Les sondages d'opinion publique jouent un rôle central dans le paysage politique moderne, influençant les médias, les stratégies des campagnes et parfois même le comportement des électeurs. Cependant, ces sondages, bien qu'utiles pour mesurer les tendances générales, sont loin d'être infaillibles. De nombreuses problématiques liées à leur réalisation et à leur interprétation soulèvent des questions sur leur fiabilité et leur impact.

L'un des problèmes les plus fondamentaux des sondages d'opinion est le biais de sélection. Pour qu'un sondage soit représentatif, il doit inclure un échantillon aléatoire et diversifié de la population cible. Toutefois, les méthodes de collecte de données comme les sondages en ligne ou par téléphone excluent souvent certains partis de la population et ils peuvent être sous-représentés ou, à l'inverse, sur-représentés. Ce biais peut fausser les résultats et donner une image déformée des intentions de vote réelles. De plus, les personnes ayant un accès limité à internet ou ne souhaitant pas participer à des sondages téléphoniques sont souvent laissées de côté, ce qui amplifie le problème. Ainsi, les résultats obtenus peuvent ne pas refléter fidèlement la diversité des opinions et des comportements électoraux, nécessitant des ajustements statistiques pour tenter de corriger ces déséquilibres.

 

Le biais de réponse:

Le biais de réponse est une autre limite majeure. Il survient lorsque les répondants ne répondent pas sincèrement aux questions, soit par désir de conformité sociale, soit pour d'autres raisons personnelles. Par exemple, les électeurs peuvent ne pas vouloir révéler leur soutien à un candidat controversé ou impopulaire, créant ainsi un décalage entre les résultats des sondages et la réalité des urnes. Ce phénomène, appelé "biais de désirabilité sociale", peut particulièrement affecter les sondages sur des sujets sensibles ou polarisants.

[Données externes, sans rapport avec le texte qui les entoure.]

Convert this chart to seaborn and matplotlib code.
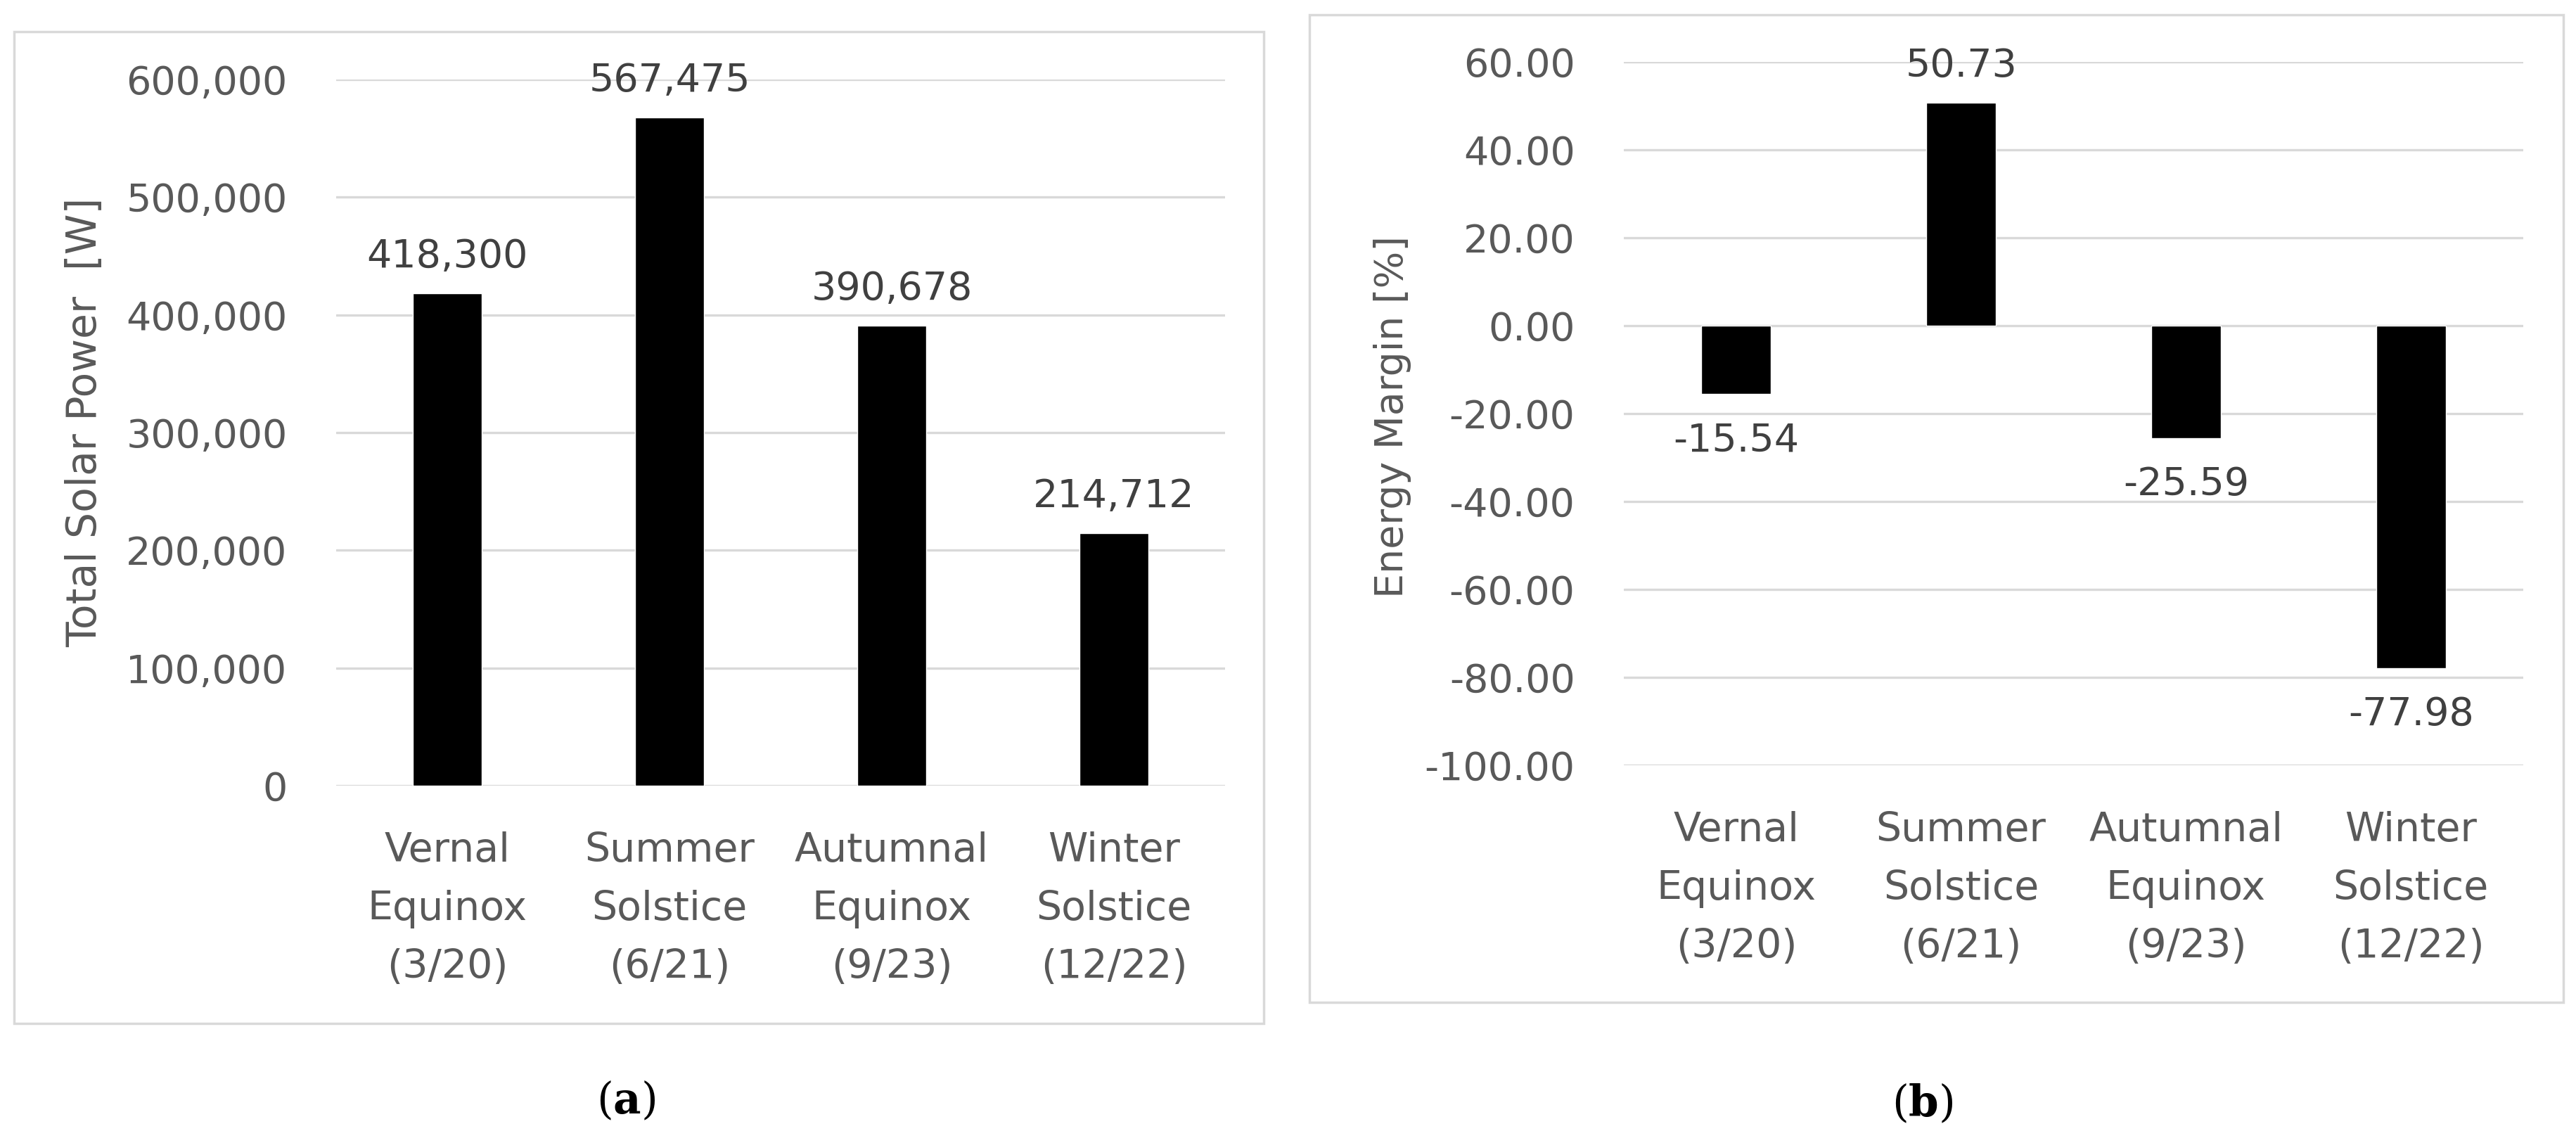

Le taux de non-réponse peut également introduire un biais significatif. Dans de nombreux cas, un pourcentage important des personnes contactées pour participer à un sondage refuse de répondre. Ces refus ne sont pas aléatoires et peuvent être influencés par des facteurs tels que l'intérêt pour la politique, la méfiance envers les sondages ou le soutien à des candidats marginaux. Par conséquent, les résultats des sondages peuvent ne pas refléter fidèlement l'ensemble de la population.

 

Formulation et marge d’erreur:

La manière dont les questions sont formulées et l'ordre dans lequel elles sont posées peuvent influencer les réponses. Une question posée de manière suggestive peut orienter le répondant vers une certaine réponse. De même, les questions précédentes peuvent créer des associations mentales qui influencent les réponses aux questions suivantes. Ces effets de formulation peuvent conduire à des résultats biaisés et à des conclusions erronées.


Les marges d'erreur, une composante essentielle des sondages, sont souvent mal comprises ou ignorées par le public. Une marge d'erreur de ±3%, par exemple, signifie que les résultats réels peuvent varier de trois points de pourcentage dans chaque direction. Cependant, les résultats des sondages sont souvent présentés de manière absolue, ce qui peut induire le public en erreur sur la précision des prédictions.

 

Les Sondages à l'Ère des Réseaux Sociaux:

L'émergence des réseaux sociaux a ajouté une nouvelle couche de complexité. Les opinions exprimées sur ces plateformes ne sont pas nécessairement représentatives de l'ensemble de la population, et les algorithmes favorisent souvent les contenus polarisants ou sensationnels. De plus, les fake news et la désinformation peuvent influencer les réponses aux sondages, rendant difficile de discerner la réalité des perceptions biaisées.

 

Conclusion:

Les sondages d'opinion publique sur les élections sont des outils puissants, mais ils doivent être utilisés avec prudence. Les multiples biais et limitations qui les affectent soulignent la nécessité de les considérer comme des indicateurs approximatifs plutôt que comme des prédictions infaillibles. Pour une démocratie saine, il est crucial que les électeurs, les médias et les décideurs politiques comprennent ces limitations et les prennent en compte lorsqu'ils interprètent les résultats des sondages. Cela nécessite une éducation continue sur les méthodologies des sondages et une vigilance accrue face à leur potentiel de manipulation.